#### Given instruction:
In the listing below, locate the lines that hold "React" and copy them.

#### Dataset content:

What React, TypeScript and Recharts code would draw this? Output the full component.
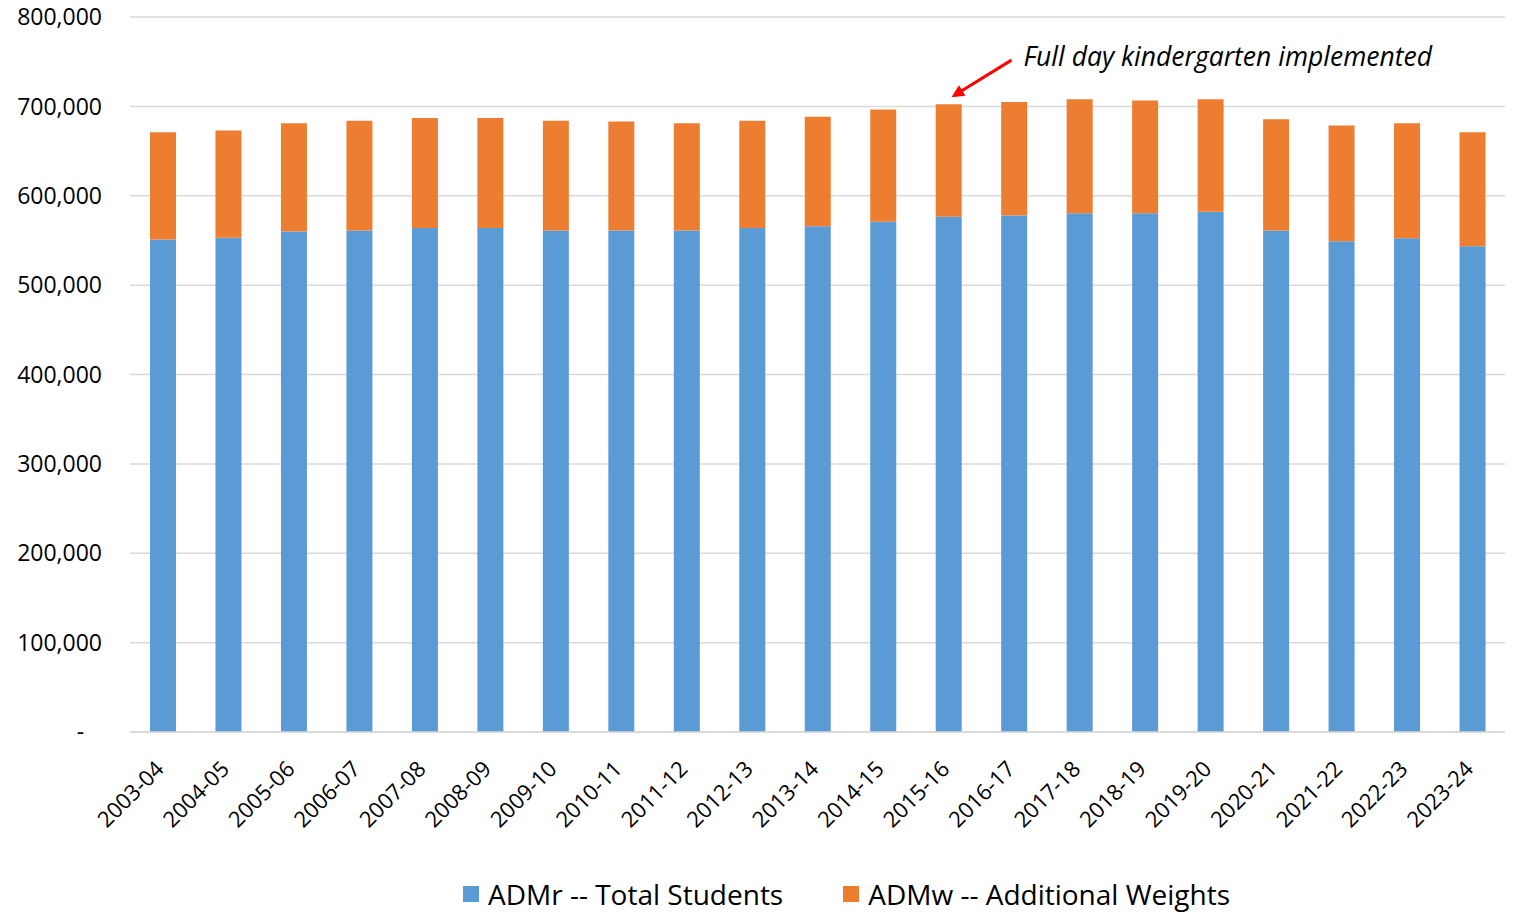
import React from "react";
import { Bar, BarChart, CartesianGrid, Legend, ReferenceDot, XAxis, YAxis } from "recharts";

const years = [
  "2003-04", "2004-05", "2005-06", "2006-07", "2007-08", "2008-09", "2009-10",
  "2010-11", "2011-12", "2012-13", "2013-14", "2014-15", "2015-16", "2016-17",
  "2017-18", "2018-19", "2019-20", "2020-21", "2021-22", "2022-23", "2023-24",
];

// ADMr -- total students
const admr = [
  551000, 553000, 560000, 561000, 564000, 564000, 561000,
  561000, 561000, 564000, 566000, 571000, 576500, 578000,
  580500, 580500, 582000, 561000, 549000, 552500, 543500,
];

// ADMr + ADMw (bar top)
const totals = [
  671000, 673000, 681000, 684000, 687000, 687000, 684000,
  683000, 681000, 684000, 688500, 696500, 702500, 705000,
  708000, 706500, 708000, 685500, 678500, 681000, 671000,
];

const yTicks = [0, 100000, 200000, 300000, 400000, 500000, 600000, 700000, 800000];

const BLUE = "#5B9BD5";
const ORANGE = "#ED7D31";
const FONT = "'Open Sans', sans-serif";

const data = years.map((year, i) => ({
  year,
  admr: admr[i],
  admw: totals[i] - admr[i],
}));

const fmt = (v: number) => (v === 0 ? "-\u00A0\u00A0\u00A0" : v.toLocaleString("en-US"));

function YearTick({ x, y, payload }: any) {
  return (
    <g transform={`translate(${x - 3},${y + 25})`}>
      <text transform="rotate(-45)" textAnchor="end" dy="0.35em" fill="#000" fontSize={22} fontFamily={FONT}>
        {payload.value}
      </text>
    </g>
  );
}

function Note({ cx, cy }: any) {
  if (cx == null || cy == null) return null;
  const tipX = cx + 3;
  const tipY = cy - 7;
  const tailX = cx + 63;
  const tailY = cy - 44;
  const ang = Math.atan2(tipY - tailY, tipX - tailX);
  const head = 14;
  const spread = 0.45;
  const p1 = [tipX - head * Math.cos(ang - spread), tipY - head * Math.sin(ang - spread)];
  const p2 = [tipX - head * Math.cos(ang + spread), tipY - head * Math.sin(ang + spread)];
  return (
    <g>
      <line x1={tailX} y1={tailY} x2={tipX - 6 * Math.cos(ang)} y2={tipY - 6 * Math.sin(ang)} stroke="#FF0000" strokeWidth={3} />
      <polygon points={`${tipX},${tipY} ${p1[0]},${p1[1]} ${p2[0]},${p2[1]}`} fill="#FF0000" />
      <text x={cx + 75} y={cy - 38} fontSize={26.5} fontStyle="italic" fontFamily={FONT} fill="#000">
        Full day kindergarten implemented
      </text>
    </g>
  );
}

function LegendBox() {
  const items = [
    { label: "ADMr -- Total Students", color: BLUE },
    { label: "ADMw -- Additional Weights", color: ORANGE },
  ];
  return (
    <div style={{ height: 36, display: "flex", justifyContent: "center", alignItems: "center", gap: 60, paddingLeft: 188 }}>
      {items.map((it) => (
        <div key={it.label} style={{ display: "flex", alignItems: "center", fontFamily: FONT, fontSize: 28, color: "#000" }}>
          <span style={{ width: 16, height: 16, background: it.color, display: "inline-block", marginRight: 9 }} />
          {it.label}
        </div>
      ))}
    </div>
  );
}

export default function App() {
  return (
    <div style={{ position: "absolute", left: 0, top: 0, width: 1514, height: 912, background: "#fff" }}>
      <BarChart width={1514} height={912} data={data} margin={{ top: 17, right: 9, left: 0, bottom: 0 }} barSize={26}>
        <CartesianGrid vertical={false} stroke="#D9D9D9" strokeWidth={1.5} />
        <XAxis
          dataKey="year"
          interval={0}
          height={144}
          tickLine={false}
          axisLine={{ stroke: "#D9D9D9", strokeWidth: 1.5 }}
          tick={<YearTick />}
        />
        <YAxis
          width={130}
          domain={[0, 800000]}
          ticks={yTicks}
          tickFormatter={fmt}
          axisLine={false}
          tickLine={false}
          tickMargin={22}
          tick={{ fill: "#000", fontSize: 23, fontFamily: FONT }}
        />
        <Legend verticalAlign="bottom" content={<LegendBox />} />
        <Bar dataKey="admr" stackId="a" fill={BLUE} isAnimationActive={false} name="ADMr -- Total Students" />
        <Bar dataKey="admw" stackId="a" fill={ORANGE} isAnimationActive={false} name="ADMw -- Additional Weights" />
        <ReferenceDot x="2015-16" y={totals[12]} r={0} ifOverflow="visible" shape={<Note />} />
      </BarChart>
    </div>
  );
}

#### Task output:
What React, TypeScript and Recharts code would draw this? Output the full component.
import React from "react";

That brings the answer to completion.